▶ **GOAL**:
Pictures appear in the records below; write out everything else exactly.

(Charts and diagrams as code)

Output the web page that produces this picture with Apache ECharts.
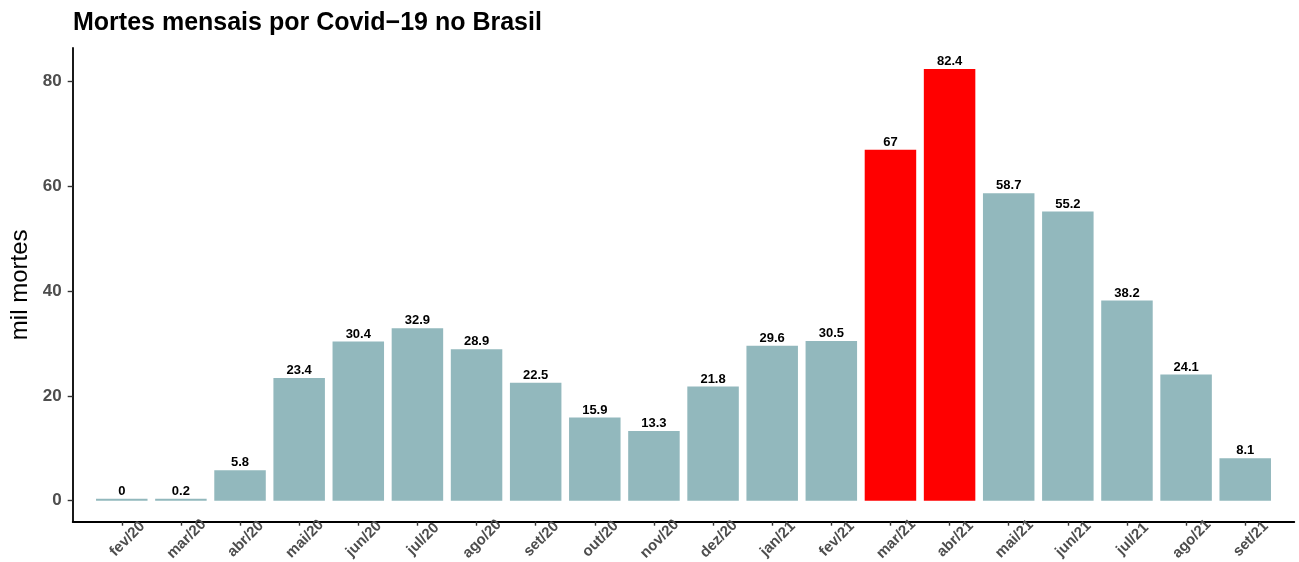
<!DOCTYPE html>
<html>
<head>
<meta charset="utf-8">
<title>Mortes mensais por Covid−19 no Brasil</title>
<script src="https://cdn.jsdelivr.net/npm/echarts@6/dist/echarts.min.js"></script>
<style>
  html, body { margin: 0; padding: 0; background: #ffffff; }
  #chart { width: 1299px; height: 562px; }
</style>
</head>
<body>
<div id="chart"></div>
<script>
// Monthly Covid-19 deaths in Brazil, in thousands
const months = ['fev/20', 'mar/20', 'abr/20', 'mai/20', 'jun/20', 'jul/20', 'ago/20', 'set/20',
  'out/20', 'nov/20', 'dez/20', 'jan/21', 'fev/21', 'mar/21', 'abr/21', 'mai/21', 'jun/21',
  'jul/21', 'ago/21', 'set/21'];
const deaths = [0, 0.2, 5.8, 23.4, 30.4, 32.9, 28.9, 22.5, 15.9, 13.3, 21.8, 29.6, 30.5,
  67, 82.4, 58.7, 55.2, 38.2, 24.1, 8.1];
// peak months drawn in red
const highlighted = ['mar/21', 'abr/21'];
const yTicks = [0, 20, 40, 60, 80];

const FONT = '"Liberation Sans", Arial, Helvetica, sans-serif';
const BASE_COLOR = '#92B8BD';
const PEAK_COLOR = '#FF0000';

// bars sit at positions 1..n on a numeric axis so the axis frame can extend past the outer bars
const positions = months.map((m, i) => i + 1);
const barData = deaths.map((v, i) => ({
  value: [positions[i], v],
  itemStyle: { color: highlighted.includes(months[i]) ? PEAK_COLOR : BASE_COLOR }
}));

const chart = echarts.init(document.getElementById('chart'), null, { renderer: 'canvas' });

chart.setOption({
  animation: false,
  backgroundColor: '#ffffff',
  title: {
    text: 'Mortes mensais por Covid−19 no Brasil',
    left: 73,
    top: 11,
    padding: 0,
    textStyle: { fontFamily: FONT, fontSize: 25, fontWeight: 'bold', color: '#000000' }
  },
  grid: {
    left: 72.7,
    right: 4.7,
    top: 48,
    bottom: 40.3,
    containLabel: false,
    outerBoundsMode: 'none'
  },
  xAxis: {
    type: 'value',
    min: 0.17,
    max: 20.83,
    splitLine: { show: false },
    axisLine: { show: true, onZero: false, lineStyle: { color: '#000000', width: 1.8 } },
    axisTick: {
      show: true,
      customValues: positions,
      length: 4,
      lineStyle: { color: '#333333', width: 1.4 }
    },
    axisLabel: {
      customValues: positions,
      rotate: 45,
      align: 'center',
      verticalAlign: 'middle',
      margin: 23,
      padding: [0, 0, 0, 16],
      fontFamily: FONT,
      fontSize: 15,
      fontWeight: 'bold',
      color: '#4D4D4D',
      formatter: (v) => months[Math.round(v) - 1] || ''
    }
  },
  yAxis: {
    type: 'value',
    min: -4.0,
    max: 86.4,
    name: 'mil mortes',
    nameLocation: 'middle',
    nameRotate: 90,
    nameGap: 37,
    nameTextStyle: { fontFamily: FONT, fontSize: 24, color: '#000000' },
    splitLine: { show: false },
    axisLine: { show: true, onZero: false, lineStyle: { color: '#000000', width: 1.8 } },
    axisTick: {
      show: true,
      customValues: yTicks,
      length: 5,
      lineStyle: { color: '#333333', width: 1.4 }
    },
    axisLabel: {
      customValues: yTicks,
      margin: 11,
      fontFamily: FONT,
      fontSize: 17,
      fontWeight: 'bold',
      color: '#4D4D4D'
    }
  },
  series: [{
    type: 'bar',
    data: barData,
    barWidth: 51.5,
    barMinHeight: 2,
    label: {
      show: true,
      position: 'top',
      distance: 1,
      fontFamily: FONT,
      fontSize: 13,
      fontWeight: 'bold',
      color: '#000000',
      formatter: (p) => String(p.value[1])
    }
  }]
});
</script>
</body>
</html>
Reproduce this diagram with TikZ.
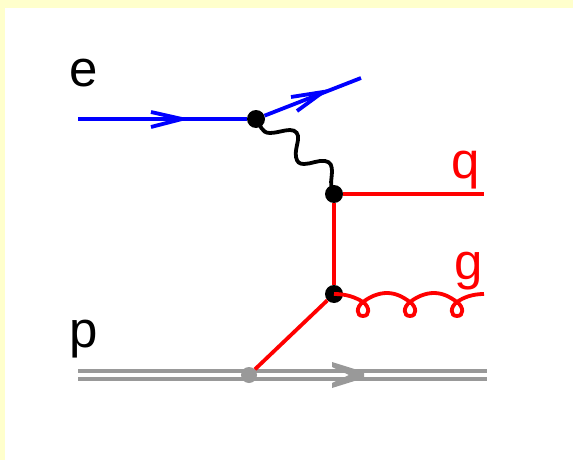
\documentclass[tikz,border=0pt]{standalone}
\usepackage{fontspec}
\setmainfont{Liberation Sans}
\usepackage{tikz}
\usetikzlibrary{positioning,calc}
\definecolor{paleyellow}{RGB}{255,255,204}
\definecolor{protongray}{RGB}{153,153,153}
\tikzset{
  vertexdot/.style={circle,fill=black,inner sep=0pt,minimum size=18pt},
  softdot/.style={circle,fill=protongray,inner sep=0pt,minimum size=16pt},
  lineblue/.style={blue,line width=3.8pt},
  linered/.style={red,line width=3.8pt},
  linewave/.style={black,line width=3.8pt},
  lineproton/.style={protongray,line width=3.6pt,double=white,double distance=4pt},
  lbl/.style={font=\fontsize{51}{51}\selectfont,inner sep=0pt,anchor=base},
}
\begin{document}
\begin{tikzpicture}[x=1pt,y=-1pt]
\useasboundingbox (0,0) rectangle (573,460);
%% Page background
\fill[paleyellow] (0,0) rectangle (573,460);
\fill[white] (5,8) rectangle (573,460);
%% End points
\coordinate (ein) at (78,119);
\coordinate (eout) at (361,78);
\coordinate (qend) at (484,194);
\coordinate (gend) at (484,294);
\coordinate (pin) at (78,375);
\coordinate (pout) at (487,375);
%% Proton
\draw[lineproton] (pin) -- (pout);
\node[softdot] (vsoft) at (249,375) {};
\fill[protongray] (332,362) -- (364,372) -- (364,378) -- (332,388) -- (332,383) -- (349,375) -- (332,367) -- cycle;
%% Electron
\node[vertexdot] (vlep) at (256,119) {};
\draw[lineblue] (ein) -- (vlep);
\draw[lineblue] (vlep) -- (eout);
\draw[lineblue] (151,112) -- (182,119) -- (151,127);
\draw[lineblue] (291,97) -- (323,92) -- (297,111);
%% Quark lines
\node[vertexdot] (vup) at (334,194) {};
\node[vertexdot] (vlow) at (334,294) {};
\draw[linered] (vup) -- (qend);
\draw[linered] (vup) -- (vlow);
\draw[linered] (vlow) -- (vsoft);
%% Photon
\draw[linewave] (vlep.center) .. controls (261,125) and (261,133) .. (270,133)
  .. controls (277,133) and (284,130) .. (290,130)
  .. controls (296,130) and (299,134) .. (298,140)
  .. controls (297,146) and (295,152) .. (296,157)
  .. controls (297,162) and (299,164) .. (304,164)
  .. controls (311,164) and (318,160) .. (325,161)
  .. controls (331,162) and (332,166) .. (332,172)
  .. controls (332,178) and (329,184) .. (vup.center);
%% Gluon
\draw[linered] (vlow.center) .. controls (346,294) and (355,297) .. (363,302)
  .. controls (370,307) and (370,316) .. (363,316)
  .. controls (356,316) and (356,307) .. (363,302)
  .. controls (371,296) and (379,293) .. (387,293)
  .. controls (396,293) and (403,297) .. (410,302)
  .. controls (417,307) and (417,316) .. (410,316)
  .. controls (403,316) and (403,307) .. (410,302)
  .. controls (418,296) and (426,293) .. (434,293)
  .. controls (443,293) and (450,297) .. (457,302)
  .. controls (464,307) and (464,316) .. (457,316)
  .. controls (450,316) and (450,307) .. (457,302)
  .. controls (464,297) and (473,294) .. (gend);
%% Labels
\node[lbl] (lble) at (84,87) {e};
\node[lbl] (lblp) at (84,347) {p};
\node[lbl,text=red] (lblq) at (466,178) {q};
\node[lbl,text=red] (lblg) at (469,279) {g};
\end{tikzpicture}
\end{document}
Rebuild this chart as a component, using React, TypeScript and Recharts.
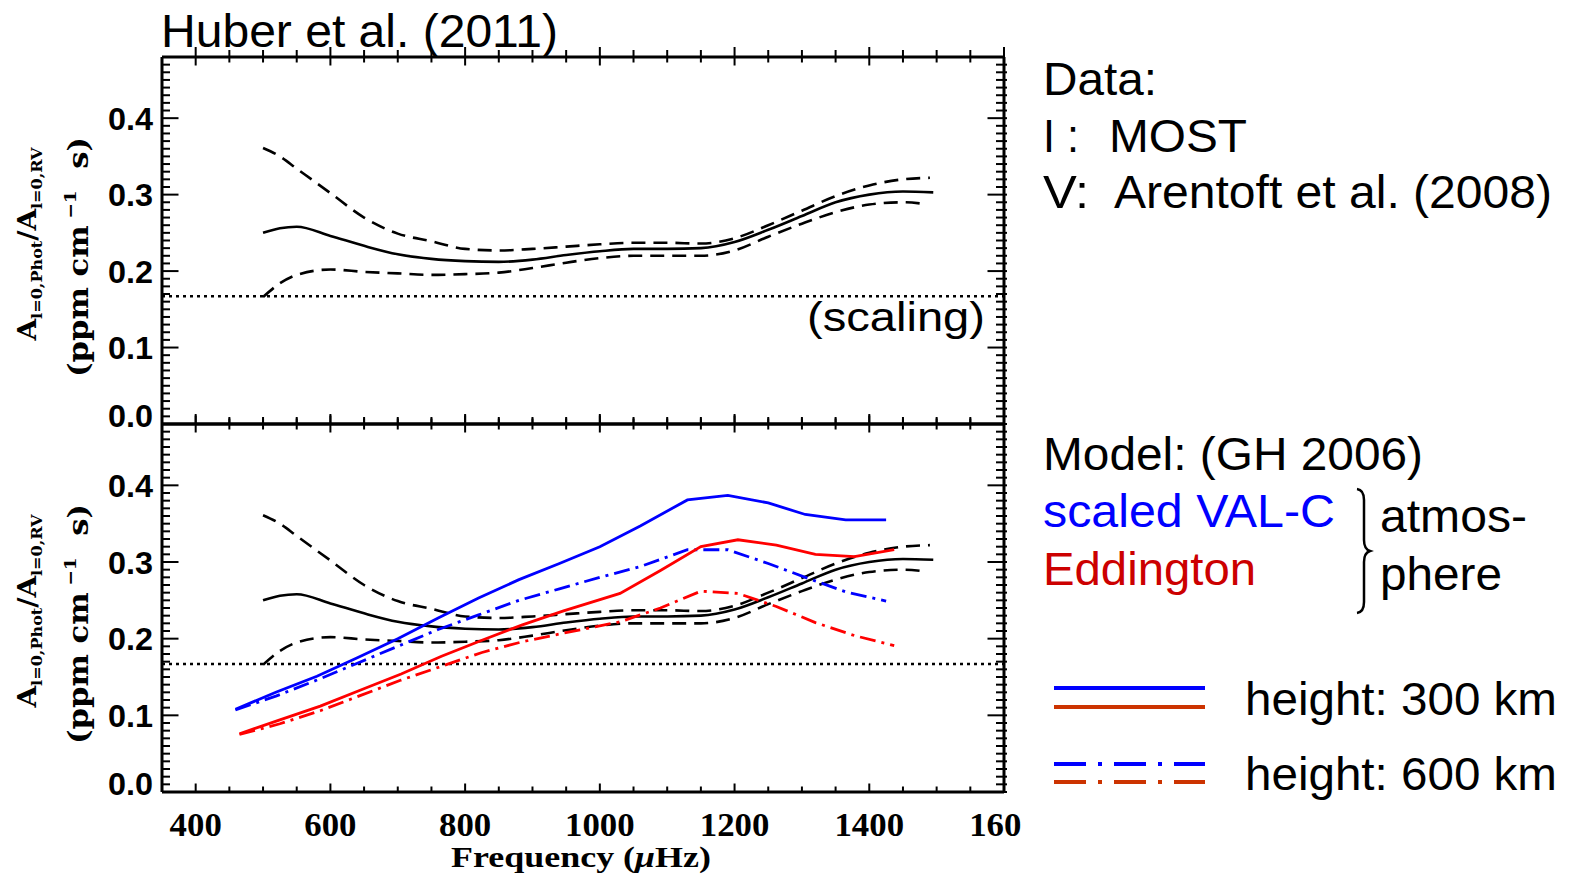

▶ **SOLVED EXERCISE**:
Output the web page that produces this picture with Apache ECharts.
<!DOCTYPE html>
<html>
<head>
<meta charset="utf-8">
<title>Mortes mensais por Covid−19 no Brasil</title>
<script src="https://cdn.jsdelivr.net/npm/echarts@6/dist/echarts.min.js"></script>
<style>
  html, body { margin: 0; padding: 0; background: #ffffff; }
  #chart { width: 1299px; height: 562px; }
</style>
</head>
<body>
<div id="chart"></div>
<script>
// Monthly Covid-19 deaths in Brazil, in thousands
const months = ['fev/20', 'mar/20', 'abr/20', 'mai/20', 'jun/20', 'jul/20', 'ago/20', 'set/20',
  'out/20', 'nov/20', 'dez/20', 'jan/21', 'fev/21', 'mar/21', 'abr/21', 'mai/21', 'jun/21',
  'jul/21', 'ago/21', 'set/21'];
const deaths = [0, 0.2, 5.8, 23.4, 30.4, 32.9, 28.9, 22.5, 15.9, 13.3, 21.8, 29.6, 30.5,
  67, 82.4, 58.7, 55.2, 38.2, 24.1, 8.1];
// peak months drawn in red
const highlighted = ['mar/21', 'abr/21'];
const yTicks = [0, 20, 40, 60, 80];

const FONT = '"Liberation Sans", Arial, Helvetica, sans-serif';
const BASE_COLOR = '#92B8BD';
const PEAK_COLOR = '#FF0000';

// bars sit at positions 1..n on a numeric axis so the axis frame can extend past the outer bars
const positions = months.map((m, i) => i + 1);
const barData = deaths.map((v, i) => ({
  value: [positions[i], v],
  itemStyle: { color: highlighted.includes(months[i]) ? PEAK_COLOR : BASE_COLOR }
}));

const chart = echarts.init(document.getElementById('chart'), null, { renderer: 'canvas' });

chart.setOption({
  animation: false,
  backgroundColor: '#ffffff',
  title: {
    text: 'Mortes mensais por Covid−19 no Brasil',
    left: 73,
    top: 11,
    padding: 0,
    textStyle: { fontFamily: FONT, fontSize: 25, fontWeight: 'bold', color: '#000000' }
  },
  grid: {
    left: 72.7,
    right: 4.7,
    top: 48,
    bottom: 40.3,
    containLabel: false,
    outerBoundsMode: 'none'
  },
  xAxis: {
    type: 'value',
    min: 0.17,
    max: 20.83,
    splitLine: { show: false },
    axisLine: { show: true, onZero: false, lineStyle: { color: '#000000', width: 1.8 } },
    axisTick: {
      show: true,
      customValues: positions,
      length: 4,
      lineStyle: { color: '#333333', width: 1.4 }
    },
    axisLabel: {
      customValues: positions,
      rotate: 45,
      align: 'center',
      verticalAlign: 'middle',
      margin: 23,
      padding: [0, 0, 0, 16],
      fontFamily: FONT,
      fontSize: 15,
      fontWeight: 'bold',
      color: '#4D4D4D',
      formatter: (v) => months[Math.round(v) - 1] || ''
    }
  },
  yAxis: {
    type: 'value',
    min: -4.0,
    max: 86.4,
    name: 'mil mortes',
    nameLocation: 'middle',
    nameRotate: 90,
    nameGap: 37,
    nameTextStyle: { fontFamily: FONT, fontSize: 24, color: '#000000' },
    splitLine: { show: false },
    axisLine: { show: true, onZero: false, lineStyle: { color: '#000000', width: 1.8 } },
    axisTick: {
      show: true,
      customValues: yTicks,
      length: 5,
      lineStyle: { color: '#333333', width: 1.4 }
    },
    axisLabel: {
      customValues: yTicks,
      margin: 11,
      fontFamily: FONT,
      fontSize: 17,
      fontWeight: 'bold',
      color: '#4D4D4D'
    }
  },
  series: [{
    type: 'bar',
    data: barData,
    barWidth: 51.5,
    barMinHeight: 2,
    label: {
      show: true,
      position: 'top',
      distance: 1,
      fontFamily: FONT,
      fontSize: 13,
      fontWeight: 'bold',
      color: '#000000',
      formatter: (p) => String(p.value[1])
    }
  }]
});
</script>
</body>
</html>
Reproduce this diagram with TikZ.
\documentclass[tikz,border=0pt]{standalone}
\usepackage{fontspec}
\setmainfont{Liberation Sans}
\usepackage{tikz}
\usetikzlibrary{positioning,calc}
\definecolor{paleyellow}{RGB}{255,255,204}
\definecolor{protongray}{RGB}{153,153,153}
\tikzset{
  vertexdot/.style={circle,fill=black,inner sep=0pt,minimum size=18pt},
  softdot/.style={circle,fill=protongray,inner sep=0pt,minimum size=16pt},
  lineblue/.style={blue,line width=3.8pt},
  linered/.style={red,line width=3.8pt},
  linewave/.style={black,line width=3.8pt},
  lineproton/.style={protongray,line width=3.6pt,double=white,double distance=4pt},
  lbl/.style={font=\fontsize{51}{51}\selectfont,inner sep=0pt,anchor=base},
}
\begin{document}
\begin{tikzpicture}[x=1pt,y=-1pt]
\useasboundingbox (0,0) rectangle (573,460);
%% Page background
\fill[paleyellow] (0,0) rectangle (573,460);
\fill[white] (5,8) rectangle (573,460);
%% End points
\coordinate (ein) at (78,119);
\coordinate (eout) at (361,78);
\coordinate (qend) at (484,194);
\coordinate (gend) at (484,294);
\coordinate (pin) at (78,375);
\coordinate (pout) at (487,375);
%% Proton
\draw[lineproton] (pin) -- (pout);
\node[softdot] (vsoft) at (249,375) {};
\fill[protongray] (332,362) -- (364,372) -- (364,378) -- (332,388) -- (332,383) -- (349,375) -- (332,367) -- cycle;
%% Electron
\node[vertexdot] (vlep) at (256,119) {};
\draw[lineblue] (ein) -- (vlep);
\draw[lineblue] (vlep) -- (eout);
\draw[lineblue] (151,112) -- (182,119) -- (151,127);
\draw[lineblue] (291,97) -- (323,92) -- (297,111);
%% Quark lines
\node[vertexdot] (vup) at (334,194) {};
\node[vertexdot] (vlow) at (334,294) {};
\draw[linered] (vup) -- (qend);
\draw[linered] (vup) -- (vlow);
\draw[linered] (vlow) -- (vsoft);
%% Photon
\draw[linewave] (vlep.center) .. controls (261,125) and (261,133) .. (270,133)
  .. controls (277,133) and (284,130) .. (290,130)
  .. controls (296,130) and (299,134) .. (298,140)
  .. controls (297,146) and (295,152) .. (296,157)
  .. controls (297,162) and (299,164) .. (304,164)
  .. controls (311,164) and (318,160) .. (325,161)
  .. controls (331,162) and (332,166) .. (332,172)
  .. controls (332,178) and (329,184) .. (vup.center);
%% Gluon
\draw[linered] (vlow.center) .. controls (346,294) and (355,297) .. (363,302)
  .. controls (370,307) and (370,316) .. (363,316)
  .. controls (356,316) and (356,307) .. (363,302)
  .. controls (371,296) and (379,293) .. (387,293)
  .. controls (396,293) and (403,297) .. (410,302)
  .. controls (417,307) and (417,316) .. (410,316)
  .. controls (403,316) and (403,307) .. (410,302)
  .. controls (418,296) and (426,293) .. (434,293)
  .. controls (443,293) and (450,297) .. (457,302)
  .. controls (464,307) and (464,316) .. (457,316)
  .. controls (450,316) and (450,307) .. (457,302)
  .. controls (464,297) and (473,294) .. (gend);
%% Labels
\node[lbl] (lble) at (84,87) {e};
\node[lbl] (lblp) at (84,347) {p};
\node[lbl,text=red] (lblq) at (466,178) {q};
\node[lbl,text=red] (lblg) at (469,279) {g};
\end{tikzpicture}
\end{document}
Rebuild this chart as a component, using React, TypeScript and Recharts.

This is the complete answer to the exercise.